GenAI and Geopolitics to Pressurize India's IT Sector Growth: JPMorgan

India's IT services industry is navigating a challenging landscape characterized by stagnant revenue growth and shifting enterprise priorities. A recent research report from JPMorgan suggests that the sector faces significant headwinds that could delay a meaningful recovery until FY30.

The Stagnation Trap: Growth Below Historical Averages

For the past three years, the Indian IT services industry has been caught in a low-growth cycle, with revenue expansion hovering between only 2% and 3%. JPMorgan has expressed caution regarding the medium-to-long-term outlook, noting that the sector is unlikely to return to its historical long-term average growth of 7–8%.

Instead, the brokerage has lowered its growth estimates, projecting that large-cap IT firms will likely struggle to achieve mid-single-digit growth, instead remaining stuck in the 3–4% range for the foreseeable future. This shift indicates a structural change in the industry's growth trajectory rather than a temporary cyclical dip.

The GenAI "Deflation" Phase and Budget Crowding

One of the most significant disruptions comes from Generative AI (GenAI). JPMorgan identifies the industry as being in the first stage of a three-phase AI adoption model: the "Deflation" phase. During this period, AI-led productivity gains in legacy and maintenance-heavy services are actually reducing revenue, as these efficiencies are not yet being fully compensated by the sale of new AI-driven services.

Furthermore, enterprises are experiencing "FUD" (Fear, Uncertainty, and Doubt) regarding technology investments. Spending is increasingly being redirected toward AI tokens and cloud infrastructure, effectively crowding out traditional IT services budgets. This reallocation of capital means that while tech spending remains high, it is not necessarily flowing into the traditional service models that have historically driven Indian IT revenues.

Geopolitical Uncertainty and the 'L-Shaped' Recovery

Beyond technology, geopolitical instability is contributing to client indecision. Channel checks indicate that deal signings and the "ramp-up" of existing deals are being delayed as enterprises reassess their investment priorities amidst global volatility. JPMorgan warns that this weakness could bleed into the second quarter of FY27.
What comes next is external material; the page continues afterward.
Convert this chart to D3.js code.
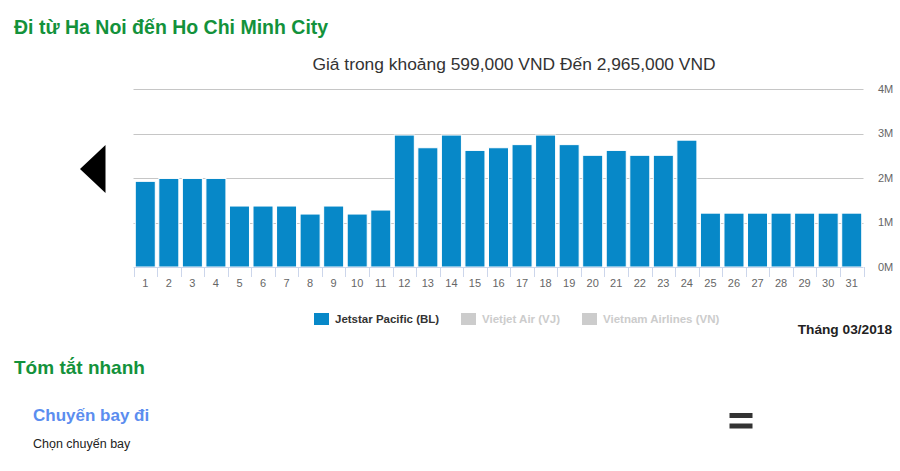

The brokerage has revised its recovery timeline, suggesting that the industry’s growth "funk" may last longer than previously anticipated. Rather than a quick "V-shaped" recovery, the outlook now resembles an "L-shaped" curve, with a positive inflection point potentially pushed beyond FY29 toward FY30.

Impact on Valuations and Market Outlook

The downward revision in growth forecasts has direct implications for stock valuations. JPMorgan has cut price-to-earnings (P/E) multiples by 10–25% across the IT sector. The rationale is that current valuations must reflect a new reality where structural growth is stuck below 5%, compared to the 7–8% seen in previous years. For market valuations to see an upward correction, the brokerage argues that investors will need to see clear evidence of accelerating revenue growth and renewed confidence in deal pipelines.

Key Takeaways

  • Structural Growth Slowdown: Large-cap IT firms are expected to see growth remain between 3-4%, a significant drop from the historical 7-8% average.
  • AI-Driven Revenue Pressure: The industry is in an "AI deflation" phase where productivity gains in legacy services are outstripping the revenue from new AI services.
  • Delayed Recovery Timeline: Due to geopolitical uncertainty and budget reallocation, a meaningful industry recovery is now projected to extend toward FY30.